Che giudizio dà della classe politica cuneese, compresa quella del suo ex partito?
“Non me la sento di esprimere opinioni perché non la conosco e non mi pare abbia un peso rilevante in ambito nazionale, almeno da quel che evinco dai media. A livello regionale piemontese poi, il ricambio dirigenziale leghista è stato totale: Farassino è deceduto nel 2013, di Borghezio ho perso le tracce. Roberto Rosso (da non confondere con il Rosso, assessore e consigliere regionale di Fratelli d’Italia, attualmente in carcere), segretario regionale piemontese ai miei tempi, è stato eletto deputato in Forza Italia.
Alberto Cirio, già vicesindaco leghista di Alba, è diventato “governatore” forzista del Piemonte”.
Molti suoi ex colleghi non ce l’hanno fatta a staccarsi dalla politica e hanno comunque voluto restare in campo. Lei invece ha scelto di staccare definitivamente la spina. Come ha fatto a…disintossicarsi?
“Non ho avuto bisogno di disintossicarmi perché sapevo che la mia sarebbe stata un’esperienza “a tempo”. Il distacco è stato compensato da grandi soddisfazioni nell’insegnamento e in qualche hobby che avevo dovuto abbandonare ai tempi della politica attiva, la musica, su tutti”.
Ha ancora avuto approcci con la politica o se ne è staccato completamente?
“Nonostante siano trascorsi oltre vent’anni dal mio “forzato abbandono”, molta gente mi ferma ancora per strada, scambia due battute al bar. Alcuni mi chiedono di tornare, gli ex-allievi mi hanno festeggiato per la pensione.
Insomma, mi pare di aver lasciato un buon ricordo. Resto convinto che la politica non debba essere un mestiere. Anni fa dicevo “la prima legislatura per imparare, la seconda per produrre, la terza per insegnare”. Se vogliamo era un po’ la filosofia della prima ora dei pentastellati ma vedo che, sulla limitazione dei mandati, si stanno ricredendo…”
Lei è stato un convinto assertore del Federalismo, tema che oggi è scomparso dal dibattito politico. A suo avviso dovrebbe essere ripreso?
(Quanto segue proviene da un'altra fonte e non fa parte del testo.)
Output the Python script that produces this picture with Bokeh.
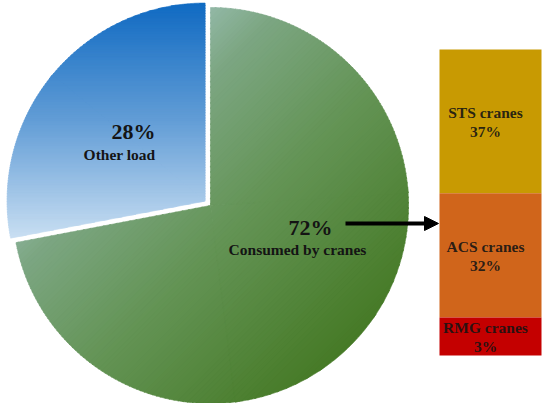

“Senza dubbio anche se, mancando una forza politica di riferimento, l’elettore “autonomista-federalista” oggi come oggi si colloca nel partito degli astensionisti e del non-voto. Quanto più le decisioni politiche nazionali sono influenzate da quelle sovranazionali tanto più un assetto federale dello Stato può compensare la distanza tra cittadino e istituzioni.
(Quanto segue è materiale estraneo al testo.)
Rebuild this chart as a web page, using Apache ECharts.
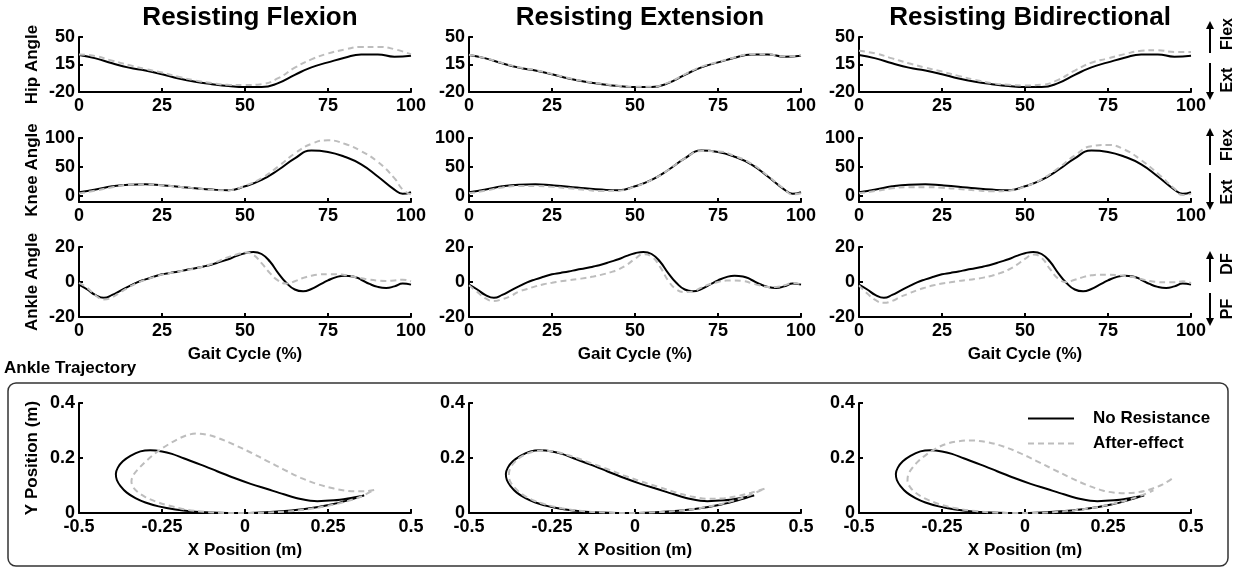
<!DOCTYPE html>
<html><head><meta charset="utf-8">
<script src="https://cdn.jsdelivr.net/npm/echarts@6/dist/echarts.min.js"></script>
<style>html,body{margin:0;padding:0;background:#fff}#c{width:1236px;height:569px}</style>
</head><body><div id="c"></div>
<script>
// ---------- DATA ----------
const columnTitles = ['Resisting Flexion', 'Resisting Extension', 'Resisting Bidirectional'];
const seriesNames = ['No Resistance', 'After-effect'];
const rowNames = ['Hip Angle', 'Knee Angle', 'Ankle Angle', 'Y Position (m)'];

const hipX = [0,5,10,15,20,25,30,35,40,45,50,55,60,65,70,75,80,85,90,95,100];
const hipNoResistance = [27,22.8,16.5,11,7.3,2.6,-2.8,-7,-10,-12.4,-13.7,-13.7,-8.7,1.8,11.4,17.7,23.6,27.8,27.8,24.9,26];
const hipAfterFlexion = [27.8,25.7,19.8,14.4,9.3,4.7,-0.7,-5.3,-8.7,-10.8,-11.2,-10,-2.4,11,21.5,29,34,37.4,37.4,34.5,27.8];
const hipAfterExtension = [27.5,23,17,11.5,8,3,-2.3,-6.5,-9.6,-12,-13.3,-13.3,-8,2.5,12,18.2,24,28.3,28,25.3,26.5];
const hipAfterBidirectional = [32.4,29,22.8,16.5,11,6,0.5,-4.5,-8.7,-10.8,-11.6,-10.8,-4.5,7.3,17.3,22.8,28.2,32.4,33.2,31,31];

const kneeX = [0,5,10,15,20,25,30,35,40,45,50,55,60,65,70,75,80,85,90,95,97.5,100];
const kneeNoResistance = [6.8,11.3,17,19.8,20.3,18.6,16.4,13.6,11.3,10.2,17,28,45,65,78.5,76,67.8,54.8,33.9,11.3,4,6.8];
const kneeAfterFlexion = [4.5,9.6,15.3,19.8,20.3,18.6,16.4,13.6,10.7,10.2,18,31,51,73.4,90,96,90,77.4,59,31,11.3,3];
const kneeAfterExtension = [5,9.5,15,17.5,17.5,16,13.5,11,9,9.5,16.5,28,45,65,77.5,77,69,56,35,12,3,5];
const kneeAfterBidirectional = [5,9,13.5,15.5,15.5,14.5,12.5,10,8.5,9.5,16.5,29,48,70,86,88,80,62,39,13,2,4];

const ankleX = [0,2.5,5,7.5,10,12.5,15,17.5,20,22.5,25,27.5,30,32.5,35,37.5,40,42.5,45,47.5,50,52.5,55,57.5,60,62.5,65,67.5,70,72.5,75,77.5,80,82.5,85,87.5,90,92.5,95,97.5,100];
const ankleNoResistance = [-1.5,-4.3,-7.5,-9,-7.4,-4.9,-2.5,-0.2,1.5,3,4.4,5.2,6,7,7.8,8.9,10,11.5,13,14.9,16.4,17.2,16,11.7,5.1,-0.6,-4.3,-5.3,-4,-1.5,0.9,2.8,3.6,3.2,1.3,-1.1,-2.8,-3.4,-2.5,-0.9,-1.5];
const ankleAfterFlexion = [-0.5,-3.4,-7.7,-10,-8.7,-5.8,-3,-0.6,1.3,2.8,4.2,5.1,6,7,7.7,8.9,10.4,12.3,14.2,15.7,16.8,15.5,10.8,5.1,0.8,-0.9,0.4,2.3,3.6,4.3,4.5,4.5,4,3.2,2.1,1.3,0.8,0.6,0.9,1.3,0.4];
const ankleAfterExtension = [-1.9,-5.7,-9.4,-10.9,-9.8,-8.1,-5.5,-4,-2.5,-1.3,-0.4,0.4,1,1.6,2.3,3.1,4.2,5.5,7.2,9.8,13.2,15.8,14.5,8.8,0.8,-4.3,-5.7,-5.3,-3.2,-1.3,0,0.8,0.9,0.6,-0.6,-1.9,-2.8,-2.8,-1.9,-0.6,-1.3];
const ankleAfterBidirectional = [-1.9,-6.6,-10.4,-11.9,-10.8,-8.5,-6.6,-4.7,-3.2,-1.9,-0.9,-0.2,0.6,1.1,1.7,2.5,3.6,5.1,7,9.8,13.2,15.7,13.8,7.5,1.9,0,1.3,2.8,3.8,4.2,4.2,4,3.4,2.8,1.7,0.6,0,-0.2,-0.2,0.4,-0.6];

const trajNoResistanceX = [0.359,0.31,0.268,0.218,0.168,0.117,0.067,0.017,-0.034,-0.084,-0.134,-0.185,-0.22,-0.25,-0.285,-0.315,-0.345,-0.368,-0.383,-0.389,-0.386,-0.375,-0.356,-0.33,-0.3,-0.26,-0.21,-0.15,-0.08,-0.02,0.05,0.12,0.19,0.26,0.31,0.359];
const trajNoResistanceY = [0.064,0.053,0.046,0.043,0.051,0.068,0.087,0.106,0.128,0.152,0.176,0.199,0.215,0.224,0.228,0.224,0.208,0.188,0.165,0.142,0.12,0.098,0.074,0.054,0.038,0.024,0.013,0.005,0.001,0,0.002,0.007,0.016,0.031,0.046,0.064];
const trajAfterFlexionX = [0.389,0.36,0.33,0.3,0.268,0.218,0.168,0.117,0.067,0.017,-0.034,-0.084,-0.115,-0.145,-0.175,-0.2,-0.23,-0.265,-0.295,-0.32,-0.336,-0.342,-0.337,-0.325,-0.3,-0.27,-0.23,-0.175,-0.12,-0.06,0,0.06,0.12,0.18,0.24,0.3,0.35,0.389];
const trajAfterFlexionY = [0.084,0.079,0.079,0.082,0.089,0.105,0.128,0.158,0.189,0.22,0.249,0.274,0.285,0.289,0.283,0.27,0.25,0.222,0.192,0.162,0.138,0.115,0.095,0.078,0.058,0.042,0.027,0.012,0.004,0,0,0.001,0.005,0.012,0.024,0.04,0.06,0.084];
const trajAfterExtensionX = [0.39,0.35,0.31,0.27,0.22,0.17,0.12,0.07,0.017,-0.034,-0.084,-0.134,-0.185,-0.22,-0.25,-0.28,-0.31,-0.34,-0.362,-0.376,-0.38,-0.376,-0.363,-0.342,-0.31,-0.27,-0.22,-0.15,-0.08,-0.02,0.05,0.12,0.19,0.26,0.33,0.39];
const trajAfterExtensionY = [0.088,0.074,0.062,0.054,0.052,0.06,0.076,0.095,0.115,0.137,0.16,0.182,0.204,0.217,0.225,0.227,0.222,0.207,0.186,0.162,0.138,0.115,0.093,0.07,0.048,0.031,0.017,0.006,0.001,0,0.002,0.007,0.017,0.033,0.058,0.088];
const trajAfterBidirectionalX = [0.442,0.415,0.387,0.36,0.33,0.3,0.27,0.236,0.186,0.136,0.085,0.035,-0.015,-0.065,-0.115,-0.166,-0.2,-0.235,-0.266,-0.295,-0.32,-0.34,-0.352,-0.354,-0.346,-0.33,-0.3,-0.26,-0.216,-0.16,-0.1,-0.04,0.02,0.085,0.15,0.21,0.27,0.33,0.387];
const trajAfterBidirectionalY = [0.124,0.104,0.09,0.08,0.074,0.072,0.074,0.081,0.102,0.129,0.159,0.189,0.218,0.242,0.258,0.264,0.261,0.252,0.236,0.214,0.19,0.163,0.138,0.115,0.094,0.074,0.052,0.033,0.019,0.008,0.002,0,0,0.003,0.01,0.02,0.035,0.055,0.082];

// ---------- BUILD ----------
const zip = (xs, ys) => xs.map((x, i) => [x, ys[i]]);
const FONT = '"Liberation Sans", Arial, Helvetica, sans-serif';
const colLeft = [79, 469, 859], colWidth = 332;
const rows = [
  {top: 37, h: 55, x: hipX, base: hipNoResistance, after: [hipAfterFlexion, hipAfterExtension, hipAfterBidirectional], y: {min: -20, max: 50, interval: 35}},
  {top: 138, h: 64, x: kneeX, base: kneeNoResistance, after: [kneeAfterFlexion, kneeAfterExtension, kneeAfterBidirectional], y: {min: -10, max: 100, custom: [0, 50, 100]}},
  {top: 247, h: 70, x: ankleX, base: ankleNoResistance, after: [ankleAfterFlexion, ankleAfterExtension, ankleAfterBidirectional], y: {min: -20, max: 20, interval: 20}, xName: 'Gait Cycle (%)'},
  {top: 403, h: 110, traj: true, y: {min: 0, max: 0.4, interval: 0.2}, xName: 'X Position (m)'}
];
const trajBase = zip(trajNoResistanceX, trajNoResistanceY);
const trajAfter = [zip(trajAfterFlexionX, trajAfterFlexionY), zip(trajAfterExtensionX, trajAfterExtensionY), zip(trajAfterBidirectionalX, trajAfterBidirectionalY)];

const labelStyle = {color: '#000', fontFamily: FONT, fontWeight: 'bold', fontSize: 18};
const nameStyle = {color: '#000', fontFamily: FONT, fontWeight: 'bold', fontSize: 17};
const lineAx = {show: true, onZero: false, lineStyle: {color: '#000', width: 2}};
const tickAx = {show: true, inside: true, length: 4, lineStyle: {color: '#000', width: 2}};

const grid = [], xAxis = [], yAxis = [], blackSeries = [], dashSeries = [];
rows.forEach((r, ri) => {
  for (let c = 0; c < 3; c++) {
    const idx = grid.length;
    grid.push({left: colLeft[c], width: colWidth, top: r.top, height: r.h, containLabel: false});
    xAxis.push({
      type: 'value', gridIndex: idx,
      min: r.traj ? -0.5 : 0, max: r.traj ? 0.5 : 100, interval: r.traj ? 0.25 : 25,
      axisLine: lineAx, axisTick: tickAx, splitLine: {show: false},
      axisLabel: Object.assign({margin: 5, showMinLabel: true, showMaxLabel: true}, labelStyle),
      name: r.xName || '', nameLocation: 'middle', nameGap: 29, nameTextStyle: nameStyle
    });
    const ya = {
      type: 'value', gridIndex: idx, min: r.y.min, max: r.y.max,
      axisLine: lineAx, splitLine: {show: false},
      axisTick: Object.assign({}, tickAx),
      axisLabel: Object.assign({margin: 4, showMinLabel: true, showMaxLabel: true}, labelStyle),
      name: c === 0 ? rowNames[ri] : '', nameLocation: 'middle', nameGap: 38, nameRotate: 90,
      nameTextStyle: nameStyle
    };
    if (r.y.custom) {
      ya.interval = 50;
      ya.axisLabel.customValues = r.y.custom;
      ya.axisTick.customValues = r.y.custom;
    } else {
      ya.interval = r.y.interval;
    }
    yAxis.push(ya);
    const baseData = r.traj ? trajBase : zip(r.x, r.base);
    const afterData = r.traj ? trajAfter[c] : zip(r.x, r.after[c]);
    const sm = r.traj ? 0.35 : 0.5;
    blackSeries.push({
      name: seriesNames[0], type: 'line', xAxisIndex: idx, yAxisIndex: idx,
      data: baseData, symbol: 'none', showSymbol: false, smooth: sm, z: 3,
      lineStyle: {color: '#000', width: 2}, itemStyle: {color: '#000'}
    });
    dashSeries.push({
      name: seriesNames[1], type: 'line', xAxisIndex: idx, yAxisIndex: idx,
      data: afterData, symbol: 'none', showSymbol: false, smooth: sm, z: 4,
      lineStyle: {color: '#bdbdbd', width: 2, type: [6, 4]}, itemStyle: {color: '#bdbdbd'}
    });
  }
});

const txt = (s, x, y, size, rot, align) => ({
  type: 'text', x: x, y: y, rotation: rot || 0, silent: true,
  style: {text: s, fill: '#000', fontFamily: FONT, fontWeight: 'bold', fontSize: size, align: align || 'center', verticalAlign: 'middle', textAlign: align || 'center', textVerticalAlign: 'middle'}
});
const arrow = (x, yFrom, yTo) => {
  const dir = yTo < yFrom ? -1 : 1;
  return [
    {type: 'line', silent: true, shape: {x1: x, y1: yFrom, x2: x, y2: yTo - dir * 6}, style: {stroke: '#000', lineWidth: 2}},
    {type: 'polygon', silent: true, shape: {points: [[x - 4, yTo - dir * 8], [x + 4, yTo - dir * 8], [x, yTo]]}, style: {fill: '#000'}}
  ];
};
const AX = 1210, TX = 1228;
const graphic = [
  {type: 'rect', silent: true, z: -10, shape: {x: 8, y: 383, width: 1220, height: 183, r: 8}, style: {fill: 'none', stroke: '#333', lineWidth: 1.5}},
  txt('Ankle Trajectory', 4, 368, 17, 0, 'left'),
  ...arrow(AX, 53, 21), ...arrow(AX, 63, 100),
  ...arrow(AX, 165, 128), ...arrow(AX, 173, 210),
  ...arrow(AX, 282, 251), ...arrow(AX, 293, 326),
  txt('Flex', TX, 34, 16, Math.PI / 2), txt('Ext', TX, 80, 16, Math.PI / 2),
  txt('Flex', TX, 145, 16, Math.PI / 2), txt('Ext', TX, 192, 16, Math.PI / 2),
  txt('DF', TX, 264, 16, Math.PI / 2), txt('PF', TX, 309, 16, Math.PI / 2)
];

const option = {
  animation: false,
  backgroundColor: '#fff',
  title: columnTitles.map((t, i) => ({
    text: t, left: colLeft[i] + colWidth / 2, top: 0, textAlign: 'center',
    textStyle: {fontFamily: FONT, fontWeight: 'bold', fontSize: 26, color: '#000'}
  })),
  legend: {
    data: seriesNames, orient: 'vertical', left: 1022, top: 405, itemWidth: 46, itemHeight: 14, itemGap: 8,
    selectedMode: false, itemStyle: {opacity: 0},
    textStyle: {fontFamily: FONT, fontWeight: 'bold', fontSize: 17, color: '#000', padding: [0, 0, 0, 14]}
  },
  grid, xAxis, yAxis,
  series: blackSeries.concat(dashSeries),
  graphic
};
const chart = echarts.init(document.getElementById('c'));
chart.setOption(option);
</script></body></html>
A patto però che le competenze del governo locale siano, per Costituzione, esclusive e non concorrenti con quelle nazionali e sovranazionali e che i diversi livelli di governo abbiano certezza di risorse. Ad esempio, non si possono abrogare le Province, denazionalizzare le strade statali e poi pretendere che le Province residuali ne garantiscano l’efficienza”.